The make and model of her vintage Bernina sewing machine.

It is only here, the penultimate set of pages before the white slip-road of back-inside-cover that the stitching holding all these pages together begins to come apart. Seams unravelled, fractured, brittle boned. Inside the (intact, spine unbroken) back cover, my grandparents’ Medicare number; an indecipherable name and number; the model and manufacturing number of their stove. An inserted slip of paper, delicate, falling apart, another list of birthdays; a broken purple rubber band.

The right-hand-side of the back cover is completely blank. Like everything has been already contained. The end of a story.

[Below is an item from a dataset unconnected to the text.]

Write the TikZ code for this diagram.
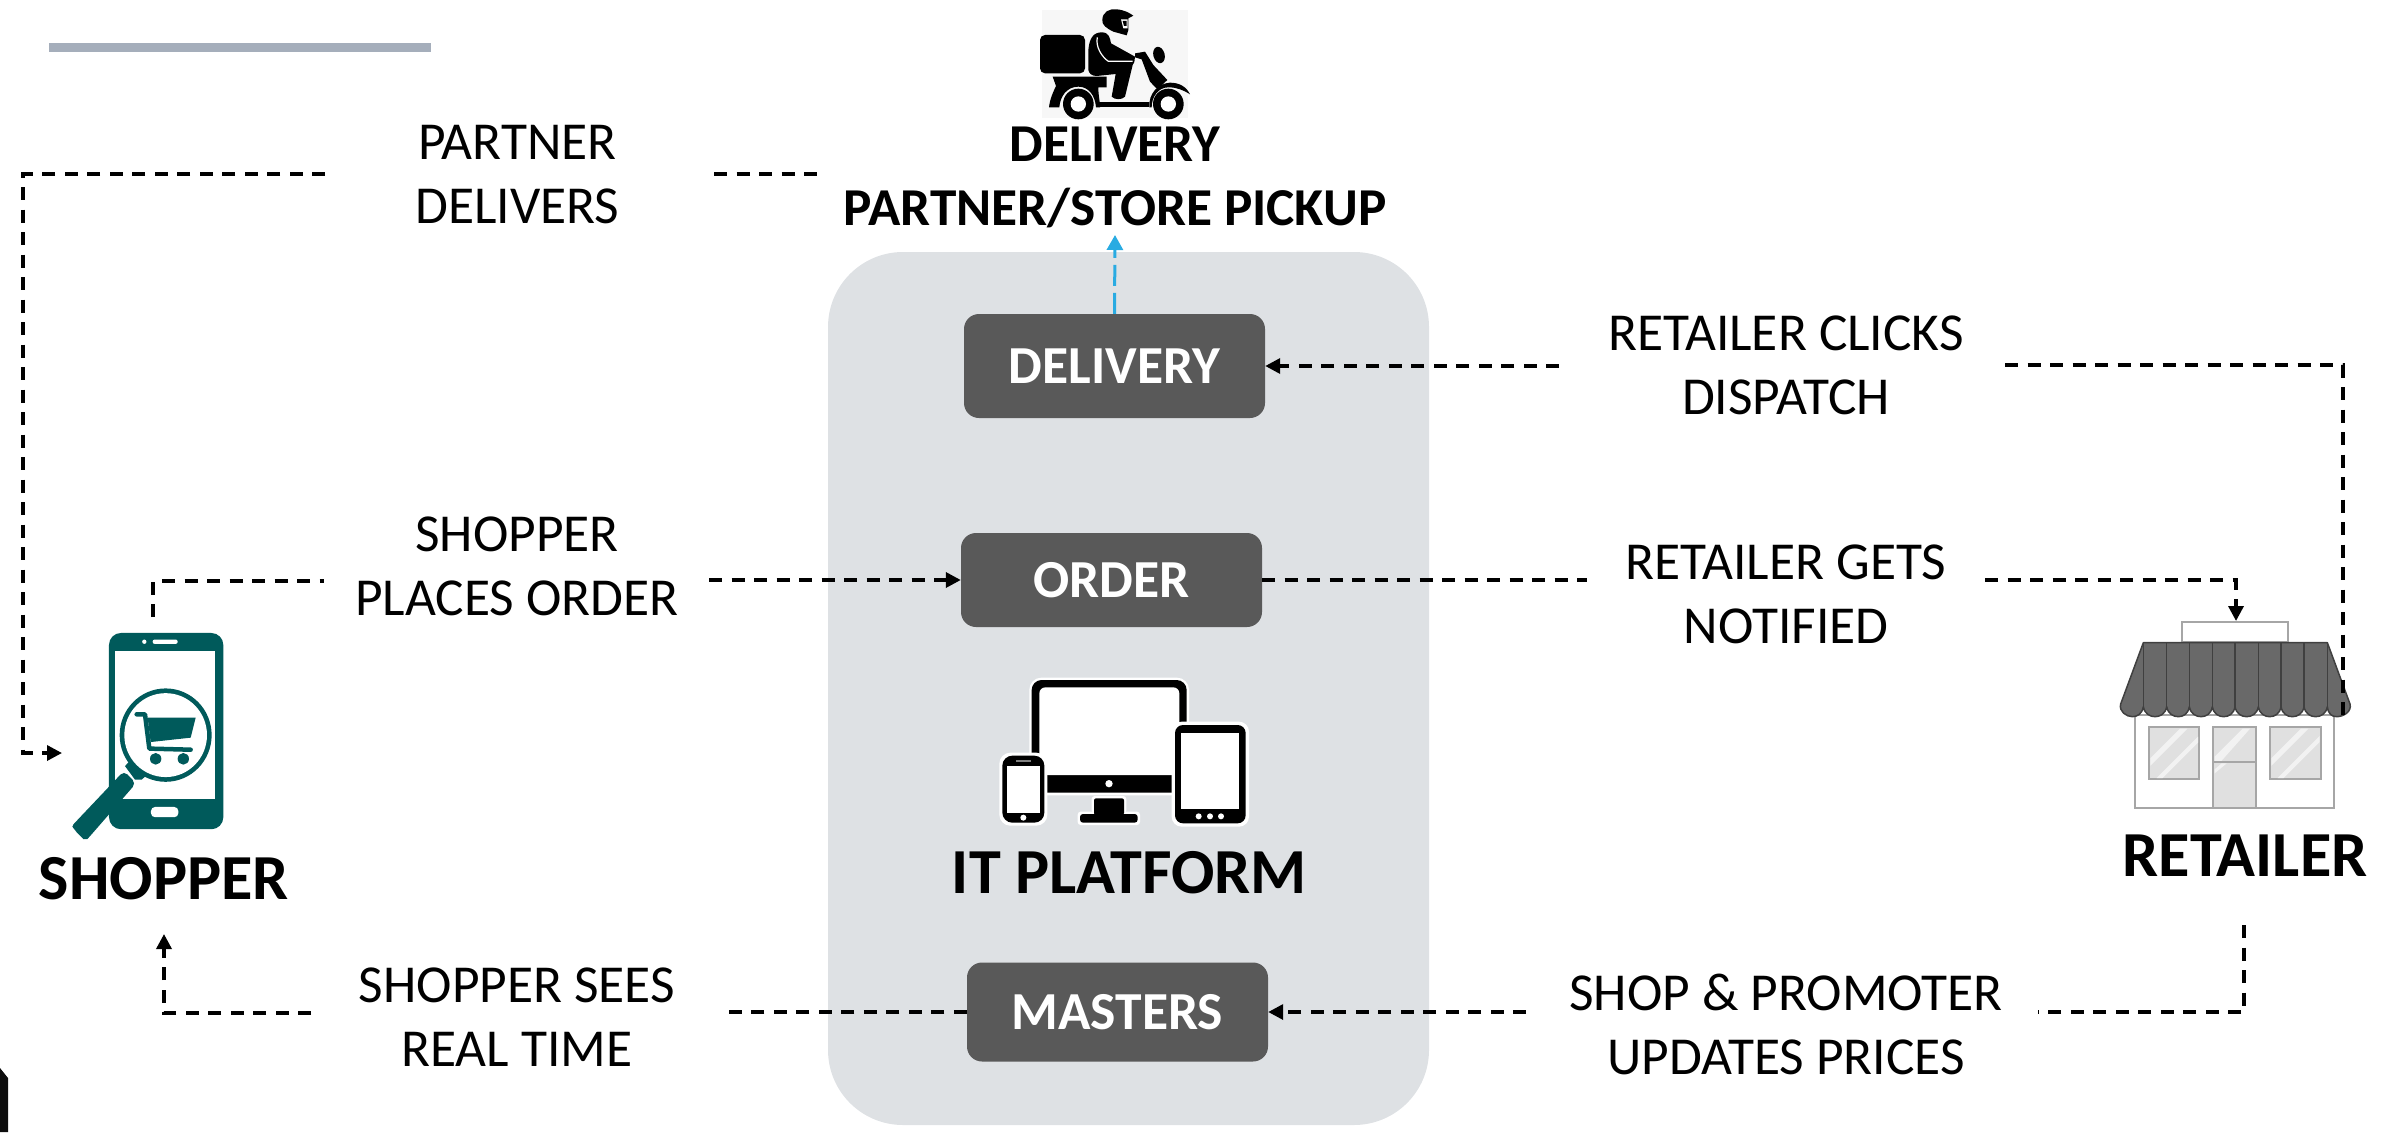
\documentclass[tikz,border=0pt]{standalone}
\usepackage{fontspec}
\setmainfont{Carlito}
\usetikzlibrary{arrows.meta,calc}
\definecolor{panel}{HTML}{DEE1E4}
\definecolor{boxgray}{HTML}{595959}
\definecolor{tealc}{HTML}{005A5B}
\definecolor{barc}{HTML}{A5AEBB}
\definecolor{cyanline}{HTML}{29ABE2}
\definecolor{storegray}{HTML}{A6A6A6}
\definecolor{awning}{HTML}{696969}
\definecolor{awnline}{HTML}{404040}
\definecolor{glass}{HTML}{E0E0E0}
\definecolor{streak}{HTML}{F2F2F2}
\tikzset{
  flow/.style={line width=3.4pt,dash pattern=on 13pt off 9.5pt,black},
  flowarrow/.style={flow,-{Triangle[length=15pt,width=15pt,sep=0pt]}},
  stepbox/.style={fill=boxgray,rounded corners=15pt,text=white,inner sep=0pt,font=\fontsize{53.5}{60}\selectfont\bfseries,draw=none},
  steplabel/.style={align=center,inner sep=0pt,text=black,font=\fontsize{53.4}{64}\selectfont},
  headlabel/.style={align=center,inner sep=0pt,text=black,font=\fontsize{53.3}{64}\selectfont\bfseries},
  biglabel/.style={align=center,inner sep=0pt,text=black,font=\fontsize{64.2}{72}\selectfont\bfseries},
  zoomed/.style={x=0.33333pt,y=-0.33333pt},
  zoomedtall/.style={x=0.33333pt,y=-0.3648pt}
}
\begin{document}
\begin{tikzpicture}[x=1pt,y=-1pt]
\useasboundingbox (0,0) rectangle (2381,1132);
% decoration
\fill[barc] (49,43) rectangle (431,52);
\fill[black!95] (0,1068) -- (8,1078) -- (8,1132) -- (0,1132) -- cycle;
% panel
\fill[panel,rounded corners=75pt] (828,252) rectangle (1429,1125);
% boxes
\node[stepbox,minimum width=301pt,minimum height=104pt] (delivery) at (1114.5,366) {\raisebox{-1.5pt}{DELIVERY}};
\node[stepbox,minimum width=301pt,minimum height=94pt] (order) at (1111.5,580) {ORDER};
\node[stepbox,minimum width=301pt,minimum height=99pt] (masters) at (1117.5,1012) {MASTERS};
% labels
\node[steplabel] (lpartner) at (517.5,174.5) {PARTNER\\DELIVERS};
\node[steplabel] (lclicks) at (1786,365) {RETAILER CLICKS\\DISPATCH};
\node[steplabel] (lplaces) at (517,566) {SHOPPER\\PLACES ORDER};
\node[steplabel] (lnotified) at (1786,594) {RETAILER GETS\\NOTIFIED};
\node[steplabel] (lsees) at (517,1017) {SHOPPER SEES\\REAL TIME};
\node[steplabel] (lupdates) at (1786,1024) {SHOP \& PROMOTER\\UPDATES PRICES};
\node[headlabel] (ldelivery) at (1115,177) {DELIVERY\\PARTNER/STORE PICKUP};
\node[biglabel] (lshopper) at (164,879) {SHOPPER};
\node[biglabel] (lretailer) at (2245,856) {RETAILER};
\node[biglabel] (lplatform) at (1129.5,873) {IT PLATFORM};
% scooter
\begin{scope}[shift={(950,0)},zoomed]
\fill[black!3] (275,30) rectangle (715,355);
\fill[black,rounded corners=5pt] (270,105) rectangle (405,220);
% helmet
\fill[black] (457,60) .. controls (457,35) and (480,25) .. (500,28) .. controls (525,30) and (540,40) .. (550,47) -- (535,55) -- (535,90) -- (530,106) -- (490,95) .. controls (470,85) and (455,75) .. (457,60) -- cycle;
\fill[white] (513,58) -- (533,58) -- (533,85) -- (520,85) -- cycle;
\fill[black] (518,63) -- (530,63) -- (530,78) -- (522,78) -- cycle;
% rider
\fill[black] (415,210) -- (415,150) .. controls (418,115) and (430,97) .. (455,97) .. controls (478,97) and (480,115) .. (483,130) -- (555,170) -- (553,186) -- (548,195) -- (525,290) .. controls (515,300) and (495,300) .. (485,290) -- (497,222) -- (440,228) .. controls (425,228) and (417,220) .. (415,210) -- cycle;
\draw[white,line width=1.2pt] (442,112) .. controls (436,140) and (455,170) .. (475,184) -- (548,184);
% frame
\fill[black] (555,160) -- (585,155) -- (610,195) -- (652,240) -- (622,268) -- (600,245) -- (575,178) -- (555,172) -- cycle;
\fill[black,rotate around={15:(627,165)}] (627,165) ellipse [x radius=17,y radius=25];
% fender front
\fill[black] (598,322) .. controls (595,280) and (625,250) .. (660,248) .. controls (690,248) and (710,262) .. (720,283) .. controls (700,270) and (680,262) .. (655,262) .. controls (625,262) and (605,290) .. (605,322) -- cycle;
% deck
\fill[black] (445,305) -- (598,305) -- (598,322) -- (445,322) -- cycle;
% rear fender
\fill[black] (308,230) -- (470,230) -- (470,262) -- (445,262) .. controls (445,290) and (450,300) .. (450,322) -- (438,322) .. controls (435,285) and (415,260) .. (385,260) .. controls (350,260) and (330,290) .. (328,322) -- (297,322) .. controls (300,295) and (310,275) .. (318,258) -- cycle;
% wheels
\fill[black] (385,312) circle (46);
\fill[white] (385,312) circle (23);
\fill[black] (655,312) circle (46);
\fill[white] (655,312) circle (23);
\end{scope}
% shopper phone
\begin{scope}[shift={(0,560)},zoomedtall]
\fill[tealc,rounded corners=12pt] (327,200) rectangle (670,738);
\fill[white] (346,250) rectangle (646,655);
\fill[white] (433,224) circle [x radius=6.5,y radius=6];
\fill[white,rounded corners=2pt] (458,218) rectangle (533,230);
\fill[white,rounded corners=4pt] (453,677) rectangle (535,705);
% handle
\draw[white,line width=6.5pt,line cap=round] (390,590) -- (255,725);
\fill[tealc,rounded corners=5pt] (372,578) -- (408,612) -- (272,755) .. controls (262,765) and (250,765) .. (240,755) -- (225,742) .. controls (218,732) and (220,725) .. (230,715) -- cycle;
\fill[tealc] (375,565) -- (390,550) -- (440,590) -- (425,602) -- (405,602) -- cycle;
% lens
\fill[tealc] (497,480) circle [x radius=138,y radius=128];
\fill[white] (497,480) circle [x radius=124,y radius=115];
% cart
\fill[tealc] (443,432) -- (587,432) -- (572,487) -- (452,499) -- cycle;
\draw[tealc,line width=4.5pt,line cap=round,line join=round] (410,423) -- (435,423) -- (448,517) -- (572,520);
\fill[tealc] (467,545) circle [x radius=17,y radius=16];
\fill[tealc] (550,545) circle [x radius=17,y radius=16];
\end{scope}
% devices
\begin{scope}[shift={(940,640)},zoomed]
\fill[white,rounded corners=12pt] (268,113) rectangle (747,466);
\fill[black,rounded corners=10pt] (275,120) rectangle (740,458);
\fill[white,rounded corners=6pt] (298,142) -- (718,142) -- (718,405) -- (298,405) -- cycle;
\fill[white] (507,431) circle (11);
\fill[white,rounded corners=3pt] (413,515) rectangle (600,555);
\fill[white,rounded corners=3pt] (455,468) rectangle (559,520);
\fill[black,rounded corners=2pt] (462,475) rectangle (552,525);
\fill[black,rounded corners=3pt] (420,522) rectangle (593,548);
% tablet
\fill[white,rounded corners=10pt] (695,245) rectangle (927,560);
\fill[black,rounded corners=8pt] (705,255) rectangle (917,550);
\fill[white] (723,280) rectangle (897,508);
\foreach \dx in {776,810,843} {\fill[white] (\dx,529) circle (9);}
% phone
\fill[white,rounded corners=11pt] (178,338) rectangle (322,557);
\fill[black,rounded corners=10pt] (187,347) rectangle (313,548);
\fill[white] (200,377) rectangle (301,518);
\fill[gray] (228,359) rectangle (272,366);
\fill[white] (250,533) circle (9);
\end{scope}
% store
\begin{scope}[shift={(2080,560)},zoomed]
\draw[storegray,line width=2pt,fill=white] (307,186) rectangle (624,246);
\draw[storegray,line width=2pt,fill=white] (165,465) rectangle (763,745);
\draw[storegray,line width=2pt,fill=glass] (207,502) rectangle (358,657);
\draw[storegray,line width=2pt,fill=glass] (570,502) rectangle (723,657);
\draw[storegray,line width=2pt,fill=glass] (400,502) rectangle (528,745);
\fill[streak] (211,595) -- (300,506) -- (322,506) -- (211,617) -- cycle;
\fill[streak] (230,654) -- (354,530) -- (354,548) -- (248,654) -- cycle;
\fill[streak] (574,595) -- (663,506) -- (685,506) -- (574,617) -- cycle;
\fill[streak] (593,654) -- (719,528) -- (719,546) -- (611,654) -- cycle;
\fill[streak] (404,590) -- (488,506) -- (510,506) -- (424,603) -- (404,603) -- cycle;
\fill[streak] (404,640) -- (440,610) -- (425,610) -- (404,628) -- cycle;
\draw[storegray,line width=2pt] (400,607) -- (528,607);
\draw[awnline,line width=1.5pt,fill=awning,line join=round]
  (190,248) -- (742,248) -- (810,432)
  .. controls (816,455) and (790,470) .. (770,470) .. controls (755,470) and (745,462) .. (742,440)
  .. controls (738,462) and (722,470) .. (707,470) .. controls (692,470) and (676,462) .. (672,440)
  .. controls (668,462) and (652,470) .. (637,470) .. controls (622,470) and (607,462) .. (603,440)
  .. controls (599,462) and (584,470) .. (569,470) .. controls (554,470) and (539,462) .. (535,440)
  .. controls (531,462) and (515,470) .. (500,470) .. controls (485,470) and (469,462) .. (465,440)
  .. controls (461,462) and (446,470) .. (431,470) .. controls (416,470) and (401,462) .. (397,440)
  .. controls (393,462) and (378,470) .. (363,470) .. controls (348,470) and (332,462) .. (328,440)
  .. controls (324,462) and (310,470) .. (295,470) .. controls (280,470) and (264,462) .. (260,440)
  .. controls (256,462) and (240,470) .. (225,470) .. controls (210,470) and (194,462) .. (190,440)
  .. controls (186,462) and (172,470) .. (157,470) .. controls (140,470) and (116,455) .. (122,432) -- cycle;
\foreach \rx in {190,260,328,397,465,535,603,672,742} {\draw[awnline,line width=1.5pt] (\rx,248) -- (\rx,440);}
\end{scope}
% connector ends
\coordinate (a1) at (325,174);
\coordinate (a2) at (23,174);
\coordinate (a3) at (23,753);
\coordinate (a4) at (62,753);
\coordinate (b1) at (714,174);
\coordinate (b2) at (817,174);
\coordinate (c1) at (153,617);
\coordinate (c2) at (153,581);
\coordinate (c3) at (324,581);
\coordinate (d1) at (709,580);
\coordinate (e1) at (1115,235);
\coordinate (f1) at (2005,365);
\coordinate (f2) at (2343,365);
\coordinate (f3) at (2343,716);
\coordinate (f4) at (2350,716);
\coordinate (g1) at (1559,366);
\coordinate (h1) at (1587,580);
\coordinate (i1) at (1985,580);
\coordinate (i2) at (2236,580);
\coordinate (i3) at (2236,621);
\coordinate (j1) at (2244,925);
\coordinate (j2) at (2244,1012);
\coordinate (j3) at (2038,1012);
\coordinate (k1) at (1526,1012);
\coordinate (m1) at (729,1012);
\coordinate (n1) at (311,1013);
\coordinate (n2) at (164,1013);
\coordinate (n3) at (164,934);
% connectors
\draw[flowarrow] (a1) -- (a2) -- (a3) -- (a4);
\draw[flow] (b1) -- (b2);
\draw[flow] (c1) -- (c2) -- (c3);
\draw[flowarrow] (d1) -- (order.west);
\draw[flowarrow,cyanline,line width=3pt,dash pattern=on 21pt off 7pt,-{Triangle[length=15pt,width=16pt,sep=0pt]}] (delivery.north) -- (e1);
\draw[flow] (f1) -- (f2) -- (f3) -- (f4);
\draw[flowarrow] (g1) -- (delivery.east);
\draw[flow] (order.east) -- (h1);
\draw[flowarrow] (i1) -- (i2) -- (i3);
\draw[flow] (j1) -- (j2) -- (j3);
\draw[flowarrow] (k1) -- (masters.east);
\draw[flow] (masters.west) -- (m1);
\draw[flowarrow] (n1) -- (n2) -- (n3);
\end{tikzpicture}
\end{document}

As though there is no need to waste this space, or this space is breath,

or its absence. 


[1] which has first been ransacked by thieves in the night in the weeks after the death.

[2] Later that evening, my uncle’s and aunty made their way through my grandfather’s metal filing cabinet, reading and burning 40-50 years’ worth of apparently unremarkable documents.

[3] My grandparents owned a butcher shop.

[4] Breast cancer?  Stroke? Heart Disease? Diabetes?

[5] When I was born, my grandmother would have been about the age that I am now.  What would I know of journeys?

[6] Alternative possibilities for ‘Ab’ from The Oxford Dictionary: ab initio, adv. and adj. ’from the beginning’; or Abatude; ‘something which is or has been diminished’; or Abditory; ‘ a safe repository for valuables, a hiding place’, or even Abear…’ transition.  To endure, suffer, to tolerate.  Now always with cannot.’

[7] Hurt?  Healing?  Heaviness?  Herculean?

[8] As if a single kiss.

[9] An image search elucidates that this is the plant that appeared in the dusty garden patch in front of our last house, a growth that seeded itself and flowered.  Bird shit trees, my friend Simon calls them.